%%

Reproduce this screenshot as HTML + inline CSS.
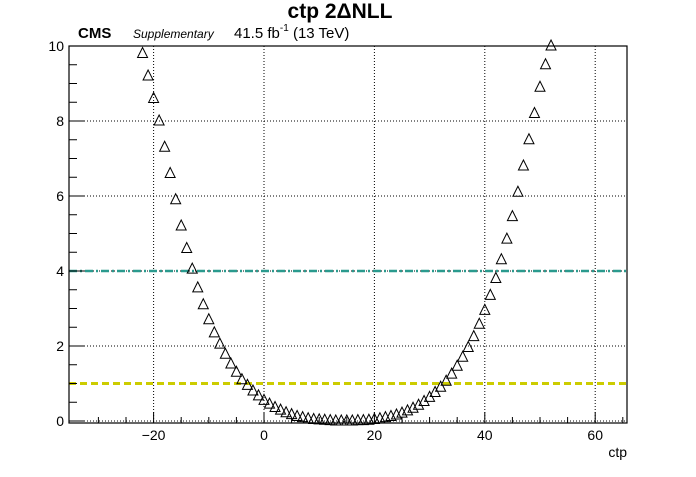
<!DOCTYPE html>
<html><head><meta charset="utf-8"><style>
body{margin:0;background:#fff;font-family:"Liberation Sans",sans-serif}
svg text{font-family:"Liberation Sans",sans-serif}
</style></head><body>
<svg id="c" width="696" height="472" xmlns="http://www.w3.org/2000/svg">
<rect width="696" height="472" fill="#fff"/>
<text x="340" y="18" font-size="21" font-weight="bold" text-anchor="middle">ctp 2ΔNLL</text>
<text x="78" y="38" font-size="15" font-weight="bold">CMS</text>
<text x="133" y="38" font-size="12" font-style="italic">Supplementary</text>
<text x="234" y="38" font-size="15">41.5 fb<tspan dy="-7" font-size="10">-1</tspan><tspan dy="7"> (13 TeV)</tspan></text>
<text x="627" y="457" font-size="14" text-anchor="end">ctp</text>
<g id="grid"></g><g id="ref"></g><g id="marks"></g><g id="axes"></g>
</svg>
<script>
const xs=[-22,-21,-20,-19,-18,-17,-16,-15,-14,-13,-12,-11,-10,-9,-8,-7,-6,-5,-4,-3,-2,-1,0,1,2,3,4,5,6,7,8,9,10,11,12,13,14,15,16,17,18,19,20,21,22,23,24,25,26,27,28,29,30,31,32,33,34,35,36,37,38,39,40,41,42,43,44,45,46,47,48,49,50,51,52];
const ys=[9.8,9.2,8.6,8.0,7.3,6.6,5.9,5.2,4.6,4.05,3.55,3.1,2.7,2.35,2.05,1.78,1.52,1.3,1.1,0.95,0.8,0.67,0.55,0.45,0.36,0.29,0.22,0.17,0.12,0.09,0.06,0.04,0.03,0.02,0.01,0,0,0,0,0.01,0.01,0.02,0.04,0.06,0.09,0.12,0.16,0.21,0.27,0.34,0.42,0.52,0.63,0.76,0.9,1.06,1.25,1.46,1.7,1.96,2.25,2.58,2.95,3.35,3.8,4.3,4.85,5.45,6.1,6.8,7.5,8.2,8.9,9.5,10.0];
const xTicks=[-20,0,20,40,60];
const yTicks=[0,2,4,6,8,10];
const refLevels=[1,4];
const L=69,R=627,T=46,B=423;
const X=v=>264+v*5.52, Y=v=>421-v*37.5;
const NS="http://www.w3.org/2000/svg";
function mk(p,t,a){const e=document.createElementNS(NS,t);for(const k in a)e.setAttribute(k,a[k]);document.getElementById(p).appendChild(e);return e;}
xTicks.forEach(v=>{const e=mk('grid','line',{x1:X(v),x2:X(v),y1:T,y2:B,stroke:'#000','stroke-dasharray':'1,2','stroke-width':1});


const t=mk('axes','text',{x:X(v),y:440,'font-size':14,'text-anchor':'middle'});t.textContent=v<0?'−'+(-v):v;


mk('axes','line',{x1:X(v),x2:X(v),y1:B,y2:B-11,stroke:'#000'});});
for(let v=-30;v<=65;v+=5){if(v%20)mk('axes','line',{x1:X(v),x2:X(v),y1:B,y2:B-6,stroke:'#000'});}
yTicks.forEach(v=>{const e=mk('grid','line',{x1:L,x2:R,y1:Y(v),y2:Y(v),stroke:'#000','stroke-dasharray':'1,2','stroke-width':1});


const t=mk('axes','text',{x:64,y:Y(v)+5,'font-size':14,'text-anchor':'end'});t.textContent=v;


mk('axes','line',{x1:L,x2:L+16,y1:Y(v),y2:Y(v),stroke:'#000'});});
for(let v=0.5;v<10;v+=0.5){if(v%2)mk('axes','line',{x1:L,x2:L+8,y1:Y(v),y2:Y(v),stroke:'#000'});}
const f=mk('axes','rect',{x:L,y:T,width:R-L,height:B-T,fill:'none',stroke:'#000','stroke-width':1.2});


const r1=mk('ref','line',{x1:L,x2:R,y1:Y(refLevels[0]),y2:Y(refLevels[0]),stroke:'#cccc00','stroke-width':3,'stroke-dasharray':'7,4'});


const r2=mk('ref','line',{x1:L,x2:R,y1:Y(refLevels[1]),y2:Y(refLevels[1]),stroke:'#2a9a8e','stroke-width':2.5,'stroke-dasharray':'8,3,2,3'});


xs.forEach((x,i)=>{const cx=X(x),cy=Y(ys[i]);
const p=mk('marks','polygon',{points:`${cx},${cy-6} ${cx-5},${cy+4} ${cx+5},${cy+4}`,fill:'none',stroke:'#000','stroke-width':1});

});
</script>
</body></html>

%%

#### [Work instructions]
Drop the images and repeat the data exactly.

#### [Task answer]
Reproduce this screenshot as HTML + inline CSS.
<!DOCTYPE html>
<html><head><meta charset="utf-8"><style>
body{margin:0;background:#fff;font-family:"Liberation Sans",sans-serif}
svg text{font-family:"Liberation Sans",sans-serif}
</style></head><body>
<svg id="c" width="696" height="472" xmlns="http://www.w3.org/2000/svg">
<rect width="696" height="472" fill="#fff"/>
<text x="340" y="18" font-size="21" font-weight="bold" text-anchor="middle">ctp 2ΔNLL</text>
<text x="78" y="38" font-size="15" font-weight="bold">CMS</text>
<text x="133" y="38" font-size="12" font-style="italic">Supplementary</text>
<text x="234" y="38" font-size="15">41.5 fb<tspan dy="-7" font-size="10">-1</tspan><tspan dy="7"> (13 TeV)</tspan></text>
<text x="627" y="457" font-size="14" text-anchor="end">ctp</text>
<g id="grid"></g><g id="ref"></g><g id="marks"></g><g id="axes"></g>
</svg>
<script>
const xs=[-22,-21,-20,-19,-18,-17,-16,-15,-14,-13,-12,-11,-10,-9,-8,-7,-6,-5,-4,-3,-2,-1,0,1,2,3,4,5,6,7,8,9,10,11,12,13,14,15,16,17,18,19,20,21,22,23,24,25,26,27,28,29,30,31,32,33,34,35,36,37,38,39,40,41,42,43,44,45,46,47,48,49,50,51,52];
const ys=[9.8,9.2,8.6,8.0,7.3,6.6,5.9,5.2,4.6,4.05,3.55,3.1,2.7,2.35,2.05,1.78,1.52,1.3,1.1,0.95,0.8,0.67,0.55,0.45,0.36,0.29,0.22,0.17,0.12,0.09,0.06,0.04,0.03,0.02,0.01,0,0,0,0,0.01,0.01,0.02,0.04,0.06,0.09,0.12,0.16,0.21,0.27,0.34,0.42,0.52,0.63,0.76,0.9,1.06,1.25,1.46,1.7,1.96,2.25,2.58,2.95,3.35,3.8,4.3,4.85,5.45,6.1,6.8,7.5,8.2,8.9,9.5,10.0];
const xTicks=[-20,0,20,40,60];
const yTicks=[0,2,4,6,8,10];
const refLevels=[1,4];
const L=69,R=627,T=46,B=423;
const X=v=>264+v*5.52, Y=v=>421-v*37.5;
const NS="http://www.w3.org/2000/svg";
function mk(p,t,a){const e=document.createElementNS(NS,t);for(const k in a)e.setAttribute(k,a[k]);document.getElementById(p).appendChild(e);return e;}
xTicks.forEach(v=>{const e=mk('grid','line',{x1:X(v),x2:X(v),y1:T,y2:B,stroke:'#000','stroke-dasharray':'1,2','stroke-width':1});


const t=mk('axes','text',{x:X(v),y:440,'font-size':14,'text-anchor':'middle'});t.textContent=v<0?'−'+(-v):v;


mk('axes','line',{x1:X(v),x2:X(v),y1:B,y2:B-11,stroke:'#000'});});
for(let v=-30;v<=65;v+=5){if(v%20)mk('axes','line',{x1:X(v),x2:X(v),y1:B,y2:B-6,stroke:'#000'});}
yTicks.forEach(v=>{const e=mk('grid','line',{x1:L,x2:R,y1:Y(v),y2:Y(v),stroke:'#000','stroke-dasharray':'1,2','stroke-width':1});


const t=mk('axes','text',{x:64,y:Y(v)+5,'font-size':14,'text-anchor':'end'});t.textContent=v;


mk('axes','line',{x1:L,x2:L+16,y1:Y(v),y2:Y(v),stroke:'#000'});});
for(let v=0.5;v<10;v+=0.5){if(v%2)mk('axes','line',{x1:L,x2:L+8,y1:Y(v),y2:Y(v),stroke:'#000'});}
const f=mk('axes','rect',{x:L,y:T,width:R-L,height:B-T,fill:'none',stroke:'#000','stroke-width':1.2});


const r1=mk('ref','line',{x1:L,x2:R,y1:Y(refLevels[0]),y2:Y(refLevels[0]),stroke:'#cccc00','stroke-width':3,'stroke-dasharray':'7,4'});


const r2=mk('ref','line',{x1:L,x2:R,y1:Y(refLevels[1]),y2:Y(refLevels[1]),stroke:'#2a9a8e','stroke-width':2.5,'stroke-dasharray':'8,3,2,3'});


xs.forEach((x,i)=>{const cx=X(x),cy=Y(ys[i]);
const p=mk('marks','polygon',{points:`${cx},${cy-6} ${cx-5},${cy+4} ${cx+5},${cy+4}`,fill:'none',stroke:'#000','stroke-width':1});

});
</script>
</body></html>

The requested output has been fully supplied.